I, Mostafa Razavi?, do solemnly offer these my responses to The Road to Lisp Survey:
When did you first try Lisp seriously, and which Lisp family member was it?
I first tried Common Lisp on Summer 2006. The first implementation I used was GCL, after that CLISP, and then I tried every implementation I could!
What led you to try Lisp?
For sure it was Paul Graham's essays. I'm not quite sure how I first encountered his essays, but I think the first link I followed to his website was on Eric Raymond's "How to Become a Hacker".
What other languages have you been using most?
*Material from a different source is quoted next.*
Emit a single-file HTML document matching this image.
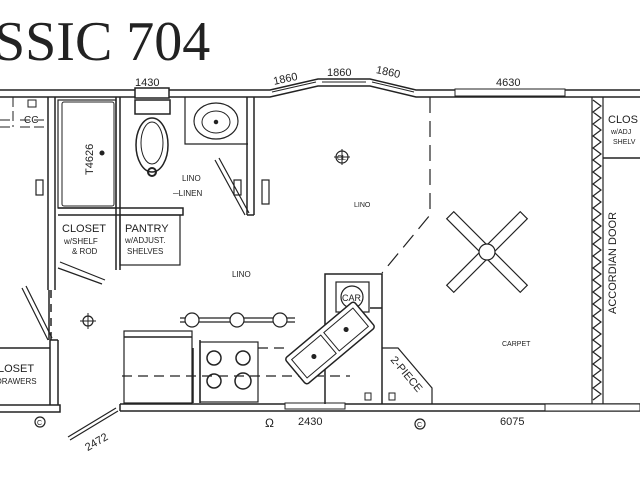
<!DOCTYPE html>
<html><head><meta charset="utf-8"><style>
html,body{margin:0;padding:0;background:#fff;width:640px;height:480px;overflow:hidden}
svg{display:block}
text{font-family:"Liberation Sans",sans-serif;fill:#222}
</style></head><body>
<svg width="640" height="480" viewBox="0 0 640 480" xmlns="http://www.w3.org/2000/svg" stroke="#222" fill="none" stroke-width="1.5">
<text x="-6" y="60" font-size="56" stroke="none" style="font-family:'Liberation Serif',serif">SSIC 704</text>
<!-- top wall -->
<path d="M0 90 H270 L318 79 H370 L416 90 H640 M0 97 H270 L318 86 H370 L416 97 H640" />
<rect x="135" y="88" width="34" height="10" fill="#fff"/>
<path d="M272 92 L316 82 M372 82 L414 92 M322 82 H366" stroke-width="1"/>
<rect x="455" y="89" width="110" height="7" fill="#fff" stroke-width="1"/>
<text x="135" y="86" font-size="11" stroke="none">1430</text>
<text x="273" y="82" font-size="11" stroke="none" transform="rotate(-12 287 78)">1860</text>
<text x="327" y="76" font-size="11" stroke="none">1860</text>
<text x="376" y="76" font-size="11" stroke="none" transform="rotate(12 390 72)">1860</text>
<text x="496" y="86" font-size="11" stroke="none">4630</text>
<!-- bottom wall -->
<path d="M0 405 H60 V412 H0 M120 404 H640 M120 411 H640 M120 404 V411" />
<rect x="285" y="403" width="60" height="6" fill="#fff" stroke-width="1"/>
<rect x="545" y="404" width="95" height="7" fill="#fff" stroke-width="1"/>
<text x="298" y="425" font-size="11" stroke="none">2430</text>
<text x="500" y="425" font-size="11" stroke="none">6075</text>
<path d="M118 411 L70 440 M116 408 L68 437" stroke-width="1.2"/>
<text x="83" y="446" font-size="11" stroke="none" transform="rotate(-30 95 440)">2472</text>
<!-- left -->
<path d="M48 97 V290 M55 97 V290 M49 290 V340" />
<path d="M51 290 V345" stroke-dasharray="8 6"/>
<path d="M0 120 H12 M0 127 H12 M13 97 V127 M20 127 H47 M20 120 H47" stroke-dasharray="10 4" stroke-width="1"/>
<rect x="28" y="100" width="8" height="7" stroke-width="1"/>
<text x="24" y="123" font-size="10" stroke="none">CC</text>
<rect x="36" y="180" width="7" height="15" stroke-width="1.2"/>
<!-- tub -->
<rect x="58" y="100" width="58" height="108" stroke-width="1.2"/>
<rect x="62" y="102" width="52" height="104" rx="2" stroke-width="1"/>
<circle cx="102" cy="153" r="1.8" fill="#222"/>
<text x="0" y="0" font-size="11" stroke="none" transform="translate(93 175) rotate(-90)">T4626</text>
<path d="M116 97 V270 M120 97 V270" />
<path d="M58 208 H183 V215 H58" />
<text x="62" y="232" font-size="11" stroke="none">CLOSET</text>
<text x="64" y="244" font-size="8" stroke="none">w/SHELF</text>
<text x="72" y="254" font-size="8" stroke="none">&amp; ROD</text>
<rect x="120" y="215" width="60" height="50" stroke-width="1.2"/>
<text x="125" y="232" font-size="11" stroke="none">PANTRY</text>
<text x="125" y="243" font-size="8" stroke="none">w/ADJUST.</text>
<text x="127" y="254" font-size="8" stroke="none">SHELVES</text>
<path d="M60 262 L105 280 M58 268 L102 284" stroke-width="1.2"/>
<!-- toilet -->
<rect x="135" y="100" width="35" height="14" stroke-width="1.5"/>
<ellipse cx="152" cy="145" rx="16" ry="27" stroke-width="1.5"/>
<ellipse cx="152" cy="143" rx="11" ry="21" stroke-width="1"/>
<circle cx="152" cy="172" r="4" stroke-width="2"/>
<text x="182" y="181" font-size="8" stroke="none">LINO</text>
<text x="173" y="196" font-size="8" stroke="none">─LINEN</text>
<!-- sink -->
<path d="M185 97 V144 H248" stroke-width="1.2"/>
<ellipse cx="216" cy="121" rx="22" ry="18" stroke-width="1.2"/>
<ellipse cx="216" cy="122" rx="14" ry="11" stroke-width="1"/>
<circle cx="216" cy="122" r="1.5" fill="#222"/>
<path d="M247 97 V215 M254 97 V215 M247 215 H254"/>
<path d="M215 160 L245 215 M219 158 L249 213" stroke-width="1.2"/>
<rect x="234" y="180" width="7" height="15" stroke-width="1.2"/>
<rect x="262" y="180" width="7" height="24" stroke-width="1.2"/>
<text x="232" y="277" font-size="8" stroke="none">LINO</text>
<!-- dividers -->
<path d="M430 97 V215 L382 273" stroke-dasharray="16 8" stroke-width="1.2"/>
<text x="354" y="207" font-size="7" stroke="none">LINO</text>
<circle cx="342" cy="157" r="6" stroke-width="1.2"/>
<path d="M334 157 H350 M342 149 V165" stroke-width="1"/>
<text x="337" y="160" font-size="7" stroke="none">CL</text>
<circle cx="88" cy="321" r="5" stroke-width="1.2"/>
<path d="M80 321 H96 M88 313 V329" stroke-width="1"/>
<!-- closet drawers -->
<path d="M0 348 H50 M50 340 V405 M58 340 V405 M50 340 H58"/>
<path d="M22 288 L48 340 M26 286 L52 338" stroke-width="1.2"/>
<text x="-2" y="372" font-size="11" stroke="none">LOSET</text>
<text x="-4" y="384" font-size="8" stroke="none">DRAWERS</text>
<circle cx="40" cy="422" r="5" stroke-width="1.2"/>
<text x="37" y="425" font-size="7" stroke="none">C</text>
<!-- kitchen -->
<path d="M180 318 H295 M180 322 H295" stroke-width="1.2"/>
<circle cx="192" cy="320" r="7" fill="#fff" stroke-width="1.2"/>
<circle cx="237" cy="320" r="7" fill="#fff" stroke-width="1.2"/>
<circle cx="280" cy="320" r="7" fill="#fff" stroke-width="1.2"/>
<rect x="124" y="331" width="68" height="72" stroke-width="1.2"/>
<path d="M124 337 H192 M193 348 V403 M200 340 V403"/>
<rect x="200" y="342" width="58" height="60" stroke-width="1.2"/>
<circle cx="214" cy="358" r="7" stroke-width="1.5"/><circle cx="243" cy="358" r="7" stroke-width="1.5"/>
<circle cx="214" cy="381" r="7" stroke-width="1.5"/><circle cx="243" cy="381" r="8" stroke-width="1.5"/>
<path d="M258 348 H290 M122 376 H350" stroke-dasharray="10 6" stroke-width="1.2"/>
<path d="M325 404 V274 H382 V404 M325 274 V404 M382 308 H370"/>
<rect x="336" y="282" width="33" height="30" stroke-width="1.2"/>
<circle cx="352" cy="297" r="11" stroke-width="1.2"/>
<text x="342" y="301" font-size="9" stroke="none">CAR</text>
<g transform="translate(330 343) rotate(-40)">
<rect x="-45" y="-17" width="90" height="34" rx="3" fill="#fff" stroke-width="1.5"/>
<rect x="-40" y="-12" width="38" height="24" stroke-width="1"/>
<rect x="2" y="-12" width="38" height="24" stroke-width="1"/>
<circle cx="-21" cy="0" r="1.8" fill="#222"/><circle cx="21" cy="0" r="1.8" fill="#222"/>
</g>
<path d="M382 348 H398 L432 388 V404" stroke-width="1.2"/>
<text x="0" y="0" font-size="11" stroke="none" transform="translate(390 360) rotate(50)">2-PIECE</text>
<rect x="365" y="393" width="6" height="7" stroke-width="1"/>
<rect x="389" y="393" width="6" height="7" stroke-width="1"/>
<circle cx="420" cy="424" r="5" stroke-width="1.2"/>
<text x="417" y="427" font-size="7" stroke="none">C</text>
<text x="265" y="427" font-size="12" stroke="none">Ω</text>
<!-- fan -->
<g transform="translate(487 252)" stroke-width="1.2">
<g transform="rotate(45)"><rect x="-52" y="-5" width="104" height="10" fill="#fff"/></g>
<g transform="rotate(-45)"><rect x="-52" y="-5" width="104" height="10" fill="#fff"/></g>
<circle r="8" fill="#fff"/>
</g>
<text x="502" y="346" font-size="7" stroke="none">CARPET</text>
<!-- accordion -->
<path d="M592 97 V404 M603 97 V404" stroke-width="1.2"/>
<polyline points="593,100 601,106 593,112 601,118 593,124 601,130 593,136 601,142 593,148 601,154 593,160 601,166 593,172 601,178 593,184 601,190 593,196 601,202 593,208 601,214 593,220 601,226 593,232 601,238 593,244 601,250 593,256 601,262 593,268 601,274 593,280 601,286 593,292 601,298 593,304 601,310 593,316 601,322 593,328 601,334 593,340 601,346 593,352 601,358 593,364 601,370 593,376 601,382 593,388 601,394 593,400" stroke-width="1.2"/>
<path d="M603 158 H640"/>
<text x="608" y="123" font-size="11" stroke="none">CLOS</text>
<text x="611" y="134" font-size="7" stroke="none">w/ADJ</text>
<text x="613" y="144" font-size="7" stroke="none">SHELV</text>
<text x="0" y="0" font-size="11" stroke="none" transform="translate(616 314) rotate(-90)">ACCORDIAN DOOR</text>
</svg>
</body></html>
Until several months ago it was Visual Basic (at that time I was using Windows). Then I got into Python seriously and after I moved to Linux, I also moved from Python to Common Lisp (I still use Python as a scripting language and sometimes to do some university projects due to the vast standard library). I have also used C, especially at university, but I never liked writing LARGE programs in C. And by the way, the largest program I have ever written has been in a mixture of QuickBASIC and assembly!! (some 10000 lines in QB and about 3000 assembly lines, it was a few years ago and at that time I was a BIG QB fan!)
How far have you gotten in your study of Lisp?
I'm just on the beginning of the road, since although I know quite much about the language, I have little experience in practice, and I know that's vital.
I'm looking for some real thing to do in Lisp. I want something that I can enjoy doing, along with learning, and that something should also (hopefully) yield something useful, for me and others, at the end.
What do you think of Lisp so far?
In one sentence: it's the most beautiful language I've ever seen. (although, it's probably not quite true about the *big* Common Lisp.)
I'm not quite satisfied with current implementations. I look forward to the coming of Paul Graham's Arc. I have even considered creating a dialect myself.